Тема смерти своеобразно воплощается поэтом в контексте более общей темы — войны и ратного подвига. В первых семи строках создается словесная аллегория бога войны, сына Юноны — Марса, причем аллегория, соотносимая с живописью. Об этом говорят детали: «дыханье бурно рдеет / И пылким вихрем свирепеет» (цветовой план), «Носящий смерть на раменах» (т.е., видимо, оружие на плечах — зрительный образ) и т. п. От аллегорического источника смерти на войне — Марса поэт на основе повтора и ассоциации переходит к человеку — полководцу. Смертный, в отличие от Марса, он, подобно богу войны, повелевает смертью «бранной» (смертью как таковой): «Сын смерти смертью ополченный / В стремнинах реет и в волнах». Наконец, в заключительных приведенных строках мотив воинской храбрости фактически ассоциативно переплетается с темой преодоления смерти, во всяком случае, преодоления смертного страха: «Смеясь судьбы стрелам грозящим, / Смеясь смертям в дыму парящим». Обозначенный повтор, а по сути, вариация — лишь один из ряда развернутых в произведении (так, многократно варьируется образ перуна — грома и другие). Наряду с «изобразительностью» как таковой, музыкальностью, такого рода приемы формируют и содержание произведения, детализируют поэтическую семантику.

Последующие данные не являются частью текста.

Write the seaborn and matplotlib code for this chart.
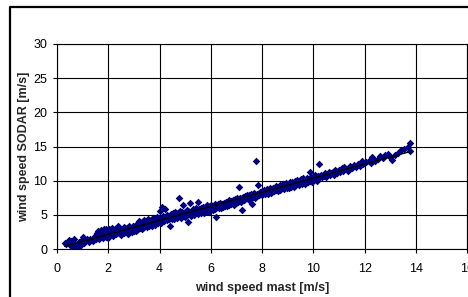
import matplotlib
matplotlib.use("Agg")
import matplotlib.pyplot as plt
from matplotlib.lines import Line2D
import seaborn as sns

# wind speed measured at the mast [m/s]
mast_speed = [
    0.30, 0.35, 0.42, 0.48, 0.50, 0.55, 0.60, 0.62, 0.68, 0.72,
    0.75, 0.78, 0.80, 0.85, 0.90, 0.95, 1.00, 1.05, 1.10, 1.18,
    1.25, 1.30, 1.38, 1.42, 1.48,
    1.50, 1.52, 1.55, 1.58, 1.60, 1.62, 1.65, 1.68, 1.70, 1.72,
    1.75, 1.78, 1.80, 1.82, 1.85, 1.88, 1.90, 1.92, 1.95, 1.98,
    2.00, 2.03, 2.05, 2.08, 2.10, 2.13, 2.15, 2.18, 2.20, 2.24,
    2.28, 2.30, 2.35, 2.38, 2.40, 2.45, 2.48, 2.50, 2.55, 2.58,
    2.60, 2.63, 2.66, 2.70, 2.72, 2.75, 2.78, 2.80, 2.83, 2.86,
    2.88, 2.90, 2.93, 2.95, 2.98, 3.00, 3.02, 3.05, 3.08, 3.10,
    3.12, 3.15, 3.18, 3.20, 3.22, 3.25, 3.28, 3.30, 3.33, 3.35,
    3.38, 3.40, 3.42, 3.45, 3.48, 3.50, 3.52, 3.55, 3.58, 3.60,
    3.63, 3.65, 3.68, 3.70, 3.72, 3.75, 3.78, 3.80, 3.82, 3.85,
    3.88, 3.90, 3.92, 3.95, 3.98, 4.00, 4.03, 4.05, 4.08, 4.10,
    4.12, 4.15, 4.18, 4.20, 4.22, 4.25, 4.28, 4.30, 4.33, 4.35,
    4.38, 4.40, 4.42, 4.45, 4.48, 4.50, 4.53, 4.55, 4.58, 4.60,
    4.63, 4.65, 4.68, 4.70, 4.72, 4.75, 4.78, 4.80, 4.83, 4.85,
    4.88, 4.90, 4.93, 4.95, 4.98,
    5.00, 5.02, 5.05, 5.08, 5.10, 5.12, 5.15, 5.18, 5.20, 5.22,
    5.25, 5.28, 5.30, 5.33, 5.35, 5.38, 5.40, 5.42, 5.45, 5.48,
    5.50, 5.53, 5.55, 5.58, 5.60, 5.62, 5.65, 5.68, 5.70, 5.72,
    5.75, 5.78, 5.80, 5.83, 5.85, 5.88, 5.90, 5.92, 5.95, 5.98,
    6.00, 6.02, 6.05, 6.08, 6.10, 6.12, 6.15, 6.18, 6.20, 6.22,
    6.25, 6.28, 6.30, 6.33, 6.35, 6.38, 6.40, 6.42, 6.45, 6.48,
    6.50, 6.53, 6.55, 6.58, 6.60, 6.62, 6.65, 6.68, 6.70, 6.72,
    6.75, 6.78, 6.80, 6.83, 6.85, 6.88, 6.90, 6.93, 6.95, 6.98,
    7.00, 7.02, 7.05, 7.08, 7.10, 7.12, 7.15, 7.18, 7.20, 7.22,
    7.25, 7.28, 7.30, 7.33, 7.35, 7.38, 7.40, 7.42, 7.45, 7.48,
    7.50, 7.53, 7.55, 7.58, 7.60, 7.62, 7.65, 7.68, 7.70, 7.72,
    7.75, 7.78, 7.80, 7.83, 7.85, 7.88, 7.90, 7.92, 7.95, 7.98,
    8.00, 8.02, 8.05, 8.08, 8.10, 8.12, 8.15, 8.18, 8.20, 8.22,
    8.25, 8.28, 8.30, 8.33, 8.35, 8.38, 8.40, 8.42, 8.45, 8.48,
    8.50, 8.53, 8.55, 8.58, 8.60, 8.62, 8.65, 8.68, 8.70, 8.72,
    8.75, 8.78, 8.80, 8.83, 8.85, 8.88, 8.90, 8.93, 8.95, 8.98,
    9.00, 9.03, 9.05, 9.08, 9.10, 9.13, 9.15, 9.18, 9.20, 9.23,
    9.25, 9.28, 9.30, 9.33, 9.35, 9.38, 9.40, 9.43, 9.45, 9.48,
    9.50, 9.53, 9.55, 9.58, 9.60, 9.63, 9.65, 9.68, 9.70, 9.73,
    9.75, 9.78, 9.80, 9.83, 9.85, 9.88, 9.90, 9.93, 9.95, 9.98,
    10.00, 10.03, 10.05, 10.08, 10.10, 10.13, 10.15, 10.18, 10.20, 10.23,
    10.25, 10.30, 10.35, 10.40, 10.45, 10.50, 10.55, 10.60, 10.65, 10.70,
    10.75, 10.80, 10.85, 10.90, 10.95,
    11.00, 11.05, 11.10, 11.15, 11.20, 11.28, 11.35, 11.42, 11.50, 11.58,
    11.65, 11.72, 11.80, 11.88, 11.95, 12.05, 12.15, 12.25, 12.30, 12.40,
    12.50, 12.60, 12.70, 12.80, 12.90, 13.00, 13.07, 13.20, 13.30, 13.40,
    13.55, 13.70, 13.77, 13.77,
]

# wind speed measured by the SODAR [m/s]
sodar_speed = [
    0.95, 0.70, 0.85, 1.35, 0.60, 1.10, 0.50, 0.90, 1.40, 0.30,
    0.55, 0.80, 0.25, 1.00, 0.45, 1.20, 1.70, 0.95, 1.10, 1.40,
    1.05, 1.50, 1.35, 1.20, 1.60,
    1.90, 1.40, 2.30, 1.70, 2.60, 2.00, 1.50, 2.45, 1.95, 2.80,
    2.10, 1.65, 2.55, 2.95, 2.00, 2.40, 1.70, 3.00, 2.20, 2.65,
    1.55, 2.90, 2.35, 2.05, 2.60, 3.10, 2.25, 1.85, 2.75, 2.45,
    2.95, 2.15, 2.60, 3.30, 2.40, 2.80, 2.10, 3.00, 2.55, 2.85,
    2.35, 3.20, 2.70, 2.50, 3.05, 2.20, 2.90, 3.40, 2.65, 2.45,
    3.10, 2.75, 2.55, 3.35, 2.90, 2.60, 3.25, 3.00, 2.70, 3.50,
    3.60, 2.90, 3.40, 4.10, 3.10, 3.75, 3.30, 3.95, 2.95, 3.55,
    4.30, 3.20, 3.80, 3.45, 4.05, 3.60, 3.15, 4.40, 3.70, 3.35,
    4.00, 3.55, 4.25, 3.30, 3.85, 4.60, 3.65, 4.10, 3.50, 4.35,
    3.90, 4.70, 4.00, 3.75, 4.45, 4.15, 5.60, 3.85, 4.55, 6.20,
    4.25, 4.80, 4.05, 5.90, 4.40, 4.70, 4.20, 5.00, 4.50, 4.35,
    4.90, 3.30, 4.60, 5.10, 4.35, 4.75, 5.20, 4.45, 4.90, 5.40,
    4.65, 5.00, 4.50, 5.25, 4.80, 7.40, 4.95, 5.50, 4.60, 5.15,
    5.35, 4.85, 6.40, 5.05, 4.70,
    5.40, 4.90, 5.70, 5.20, 4.00, 5.55, 5.05, 6.70, 5.30, 4.85,
    5.60, 5.15, 5.85, 5.40, 5.00, 5.75, 5.25, 6.00, 5.50, 5.10,
    6.90, 5.35, 5.80, 5.55, 5.20, 6.05, 5.70, 5.40, 6.20, 5.60,
    5.30, 6.00, 5.75, 6.40, 5.50, 6.10, 5.85, 5.45, 6.25, 6.00,
    6.50, 5.90, 6.20, 5.70, 6.35, 6.05, 5.80, 6.60, 4.70, 6.30,
    6.10, 6.55, 5.95, 6.40, 6.75, 6.20, 6.00, 6.60, 6.35, 6.10,
    6.80, 6.45, 6.25, 6.95, 6.65, 6.30, 6.85, 6.50, 7.10, 6.40,
    6.75, 7.05, 6.55, 6.90, 7.20, 6.70, 6.45, 7.00, 7.30, 6.80,
    7.00, 7.40, 6.85, 7.25, 9.10, 7.05, 7.50, 6.95, 7.35, 5.70,
    7.60, 7.15, 7.45, 7.80, 7.25, 7.65, 7.40, 7.90, 7.55, 7.20,
    7.85, 7.50, 8.00, 7.70, 6.60, 7.95, 7.60, 8.20, 7.85, 7.50,
    12.90, 8.05, 7.75, 9.30, 8.10, 7.85, 8.35, 8.05, 8.20, 7.90,
    8.50, 8.15, 8.30, 8.70, 8.05, 8.45, 8.25, 8.80, 8.40, 8.10,
    8.65, 8.30, 8.90, 8.55, 8.20, 8.75, 8.60, 9.00, 8.45, 8.80,
    8.95, 8.60, 9.20, 8.75, 8.50, 9.05, 8.85, 9.40, 8.70, 9.00,
    9.25, 8.90, 9.55, 9.10, 8.80, 9.35, 9.15, 9.60, 9.00, 9.30,
    9.30, 9.00, 9.55, 9.20, 9.75, 9.10, 9.45, 9.85, 9.35, 9.05,
    9.60, 9.90, 9.40, 9.70, 10.05, 9.50, 9.80, 9.30, 10.00, 9.65,
    9.90, 10.20, 9.55, 9.80, 10.35, 9.70, 10.00, 9.45, 10.15, 9.85,
    10.40, 10.05, 9.75, 10.25, 11.30, 10.00, 10.50, 10.15, 9.80, 10.30,
    10.60, 10.10, 10.45, 10.80, 10.25, 10.55, 9.95, 10.70, 12.50, 10.40,
    10.65, 10.90, 10.50, 10.75, 11.10, 10.60, 10.95, 11.20, 10.80, 11.05,
    11.30, 10.90, 11.50, 11.15, 11.35,
    11.50, 11.20, 11.80, 11.40, 12.00, 11.65, 11.45, 12.10, 11.90, 12.30,
    12.00, 12.45, 12.20, 12.90, 12.50, 12.75, 12.95, 12.60, 13.40, 12.90,
    13.10, 13.60, 13.30, 13.70, 13.90, 13.40, 13.00, 13.80, 14.10, 14.50,
    14.70, 14.90, 15.50, 14.30,
]

x_ticks = [0, 2, 4, 6, 8, 10, 12, 14, 16]
y_ticks = [0, 5, 10, 15, 20, 25, 30]

sns.set_style("white")
plt.rcParams['font.family'] = ['Liberation Sans', 'DejaVu Sans']

W, H = 468, 297
fig = plt.figure(figsize=(W / 100, H / 100), dpi=100)
ax = fig.add_axes([57 / W, 48 / H, 410.3 / W, 205 / H])

sns.regplot(x=mast_speed, y=sodar_speed, ax=ax, ci=None, marker='D',
            scatter_kws=dict(s=15, color='#000080', linewidths=0, alpha=1),
            line_kws=dict(color='black', lw=1))

ax.set_xlim(0, 16)
ax.set_ylim(0, 30)
ax.set_xticks(x_ticks)
ax.set_yticks(y_ticks)
ax.grid(True, color='black', lw=0.8)
ax.set_axisbelow(True)
for sp in ax.spines.values():
    sp.set_color('black')
    sp.set_linewidth(0.8)
ax.tick_params(axis='both', direction='out', length=3, width=0.8,
               color='black', labelsize=9, labelcolor='black',
               left=True, bottom=True)
ax.tick_params(axis='x', pad=7)
ax.tick_params(axis='y', pad=4)

ax.set_xlabel("wind speed mast [m/s]", fontsize=9, fontweight='bold', labelpad=5)
ax.set_ylabel("wind speed SODAR [m/s]", fontsize=9, fontweight='bold', labelpad=2)

# outer chart frame (cut off at right and bottom)
fig.add_artist(Line2D([10 / W, 10 / W, 1.0], [0.0, 1 - 7 / H, 1 - 7 / H],
                      transform=fig.transFigure, color='black', lw=1.6))

fig.savefig("out.png", dpi=100)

Тема смерти и ее преодоления — одна из ключевых в поэме Хлебникова «Ладомир». Она раскрывается, как и в случае Боброва, с опорой на повторы и вариации основного словесного образа:

Смерть смерти будет ведать сроки,
Когда вернется он опять,
Земли повторные пророки
Из всех письмен изгонят ять.
В день смерти зим и раннею весною
Нам руку подали венгерцы. <...>
Лети, созвездье человечье,
Все дальше, далее в простор
И перелей земли наречья
В единый смертных разговор. <...>
Это у смерти утесов

Прибой человечества (3, 235, 236, 244).

Тема смерти благодаря варьированию единого круга словесной образности предстает как бы в «сгущенном» виде, семантически многопланово. Это и календарный аспект, заявленный метафорически, — «день смерти зим» (весеннее равноденствие), и план мировой истории, слома цивилизации: «Это у смерти утесов Прибой человечества». Будущее человечества («смертных») предстает на основе образа обретения всеобщего, «универсального» языка, разработке теории которого Хлебников уделял много времени: «И перелей земли наречья / В единый смертных разговор». Наконец, заявлена и по сути своей религиозная тема преодоления смерти: «Смерть смерти будет ведать сроки». Причем поэт через повтор слова «смерть» сумел в максимально компактном образе сопоставить мысль о природе смерти как таковой (в первом случае) и ее частной, единичной смерти (во втором случае), то есть метонимически указал на наступление эпохи бессмертия, вечности на земле.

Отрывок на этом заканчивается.